17/05/2026
There’s an unspoken pressure in leadership.
It’s not just to perform, 𝘪𝘵’𝘴 𝘵𝘰 𝘱𝘦𝘳𝘧𝘰𝘳𝘮 𝘵𝘩𝘦 𝘳𝘪𝘨𝘩𝘵 𝘸𝘢𝘺.
Measured? Charismatic? Decisive but collaborative?
Strategic but warm? Confident but never “too much”?
And somewhere along the way, leadership stops feeling like you.
Nothing dramatic happens.
You still deliver.
You’re still respected.
On paper, it works.
But internally, it starts to feel effortful.

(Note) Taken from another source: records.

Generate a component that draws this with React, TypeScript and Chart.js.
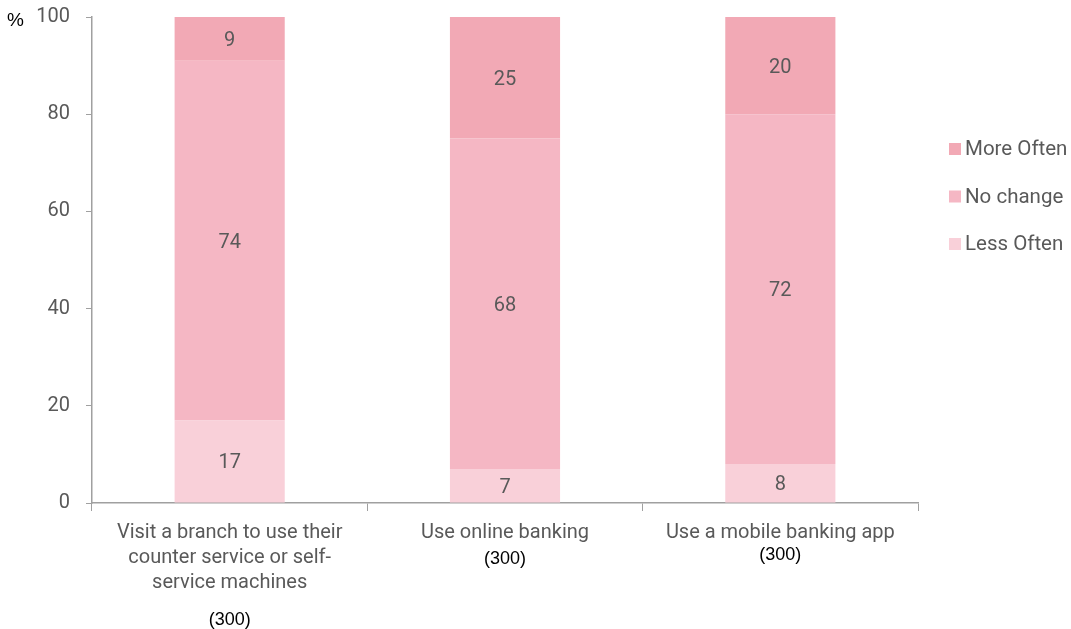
import React, { useEffect, useRef } from "react";
import { Chart, registerables } from "chart.js";

Chart.register(...registerables);

const categories: string[][] = [
  ["Visit a branch to use their", "counter service or self-", "service machines"],
  ["Use online banking"],
  ["Use a mobile banking app"],
];
const sampleSizes = ["(300)", "(300)", "(300)"];
const sampleGap = [39, 28, 24];

const lessOften = [17, 7, 8];
const noChange = [74, 68, 72];
const moreOften = [9, 25, 20];

const seriesNames = ["Less Often", "No change", "More Often"];
const seriesColors = ["#F9D0D9", "#F5B7C4", "#F2A9B5"];
const yTicks = [0, 20, 40, 60, 80, 100];

const TEXT = "#595959";
const AXIS = "#A0A0A0";
const FONT = "Roboto, 'Noto Sans', sans-serif";

export default function App() {
  const ref = useRef<HTMLCanvasElement | null>(null);

  useEffect(() => {
    if (!ref.current) return;
    const overlay = {
      id: "overlay",
      afterDatasetsDraw(chart: any) {
        const ctx = chart.ctx;
        ctx.save();
        // data labels
        ctx.font = `20px ${FONT}`;
        ctx.fillStyle = TEXT;
        ctx.textAlign = "center";
        ctx.textBaseline = "middle";
        chart.data.datasets.forEach((ds: any, di: number) => {
          const meta = chart.getDatasetMeta(di);
          meta.data.forEach((bar: any, i: number) => {
            const { x, y, base } = bar.getProps(["x", "y", "base"], true);
            ctx.fillText(String(ds.data[i]), x, (y + base) / 2 + 2);
          });
        });
        // "%" label
        ctx.fillStyle = "#000";
        ctx.textAlign = "left";
        ctx.font = `19px 'Liberation Sans', sans-serif`;
        ctx.fillText("%", 7, chart.chartArea.top + 4);
        // sample sizes
        const xs = chart.scales.x;
        ctx.font = `18px 'Liberation Sans', sans-serif`;
        ctx.textAlign = "center";
        categories.forEach((lines, i) => {
          const x = xs.getPixelForValue(i);
          const y = chart.chartArea.bottom + 28 + 25 * (lines.length - 1) + sampleGap[i];
          ctx.fillText(sampleSizes[i], x, y);
        });
        // legend
        ctx.font = `20.5px ${FONT}`;
        ctx.textAlign = "left";
        const lx = chart.chartArea.right + 31;
        const order = [2, 1, 0];
        order.forEach((si, k) => {
          const cy = chart.chartArea.top + 133 + k * 47.5;
          ctx.fillStyle = seriesColors[si];
          ctx.fillRect(lx, cy - 7, 12, 12);
          ctx.fillStyle = TEXT;
          ctx.fillText(seriesNames[si], lx + 16, cy);
        });
        ctx.restore();
      },
    };

    const chart = new Chart(ref.current, {
      type: "bar",
      data: {
        labels: categories as any,
        datasets: [lessOften, noChange, moreOften].map((d, i) => ({
          label: seriesNames[i],
          data: d,
          backgroundColor: seriesColors[i],
          borderWidth: 0,
          barPercentage: 0.4,
          categoryPercentage: 1,
        })),
      },
      options: {
        animation: false,
        responsive: false,
        maintainAspectRatio: false,
        layout: { padding: { top: 17, right: 153, left: 0, bottom: 0 } },
        plugins: { legend: { display: false }, tooltip: { enabled: false } },
        scales: {
          x: {
            stacked: true,
            grid: { drawOnChartArea: false, tickLength: 8, color: AXIS, offset: true },
            border: { color: AXIS, width: 1.5 },
            ticks: { color: TEXT, font: { family: FONT, size: 20, lineHeight: 25 / 20 }, padding: 9, maxRotation: 0, autoSkip: false },
            afterFit: (s: any) => { s.height = 126; s.paddingTop = 0; s.paddingBottom = 0; },
          },
          y: {
            stacked: true,
            min: 0,
            max: 100,
            afterBuildTicks: (s: any) => { s.ticks = yTicks.map((v) => ({ value: v })); },
            grid: { drawOnChartArea: false, tickLength: 6, color: AXIS },
            border: { color: AXIS, width: 1.5 },
            ticks: { color: TEXT, font: { family: FONT, size: 20 }, padding: 16 },
            afterFit: (s: any) => { s.width = 92; s.paddingTop = 0; s.paddingBottom = 0; },
          },
        },
      },
      plugins: [overlay],
    });
    return () => chart.destroy();
  }, []);

  return (
    <div style={{ position: "fixed", left: 0, top: 0, width: 1071, height: 629, background: "#fff" }}>
      <canvas ref={ref} width={1071} height={629} style={{ width: 1071, height: 629 }} />
    </div>
  );
}
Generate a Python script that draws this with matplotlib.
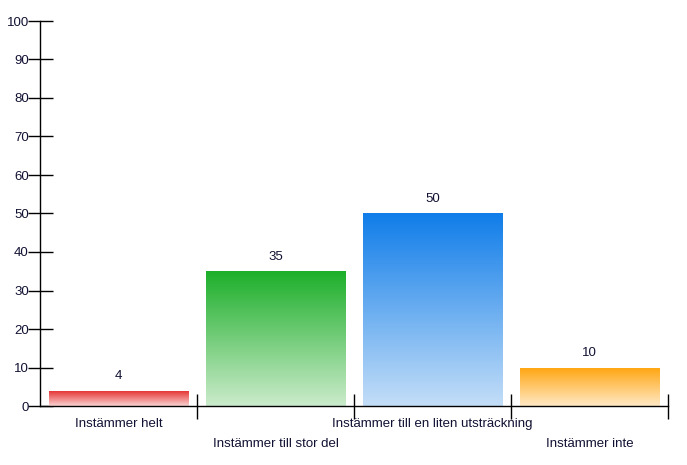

You over-prepare before meetings that used to feel natural.
You replay conversations to check if you were too direct.
You soften your instincts before they’ve even been challenged.
One client once told me:
“𝘐 𝘮𝘢𝘴𝘵𝘦𝘳𝘦𝘥 𝘵𝘩𝘦 𝘢𝘳𝘵 𝘰𝘧 𝘤𝘢𝘭𝘮. 𝘉𝘶𝘵 𝘪𝘵 𝘥𝘪𝘥𝘯’𝘵 𝘧𝘦𝘦𝘭 𝘭𝘪𝘬𝘦 𝘮𝘪𝘯𝘦.”
Another said:
“𝘐 𝘸𝘢𝘴 𝘱𝘳𝘢𝘪𝘴𝘦𝘥 𝘧𝘰𝘳 𝘮𝘺 𝘭𝘦𝘢𝘥𝘦𝘳𝘴𝘩𝘪𝘱, 𝘣𝘶𝘵 𝘐 𝘧𝘦𝘭𝘵 𝘭𝘪𝘬𝘦 𝘐 𝘸𝘢𝘴 𝘱𝘦𝘳𝘧𝘰𝘳𝘮𝘪𝘯𝘨 𝘢 𝘷𝘦𝘳𝘴𝘪𝘰𝘯 𝘰𝘧 𝘮𝘺𝘴𝘦𝘭𝘧 𝘵𝘩𝘢𝘵 𝘵𝘩𝘦 𝘴𝘺𝘴𝘵𝘦𝘮 𝘢𝘱𝘱𝘳𝘰𝘷𝘦𝘥.”
The trap isn’t incompetence. It’s coherence.
When the signal you project no longer matches the source inside you, leadership becomes labor.
And because nothing crashes, you assume it’s fine.
But your nervous system knows. It knows when you’re adapting intelligently.
And when you’re gradually editing yourself to belong.
The leaders who thrive long-term aren’t the ones who perfect “the right way.”
They recalibrate until their leadership feels internally aligned again.
It’s about recalibrating without erasing yourself in the process.
It’s about expanding without disappearing.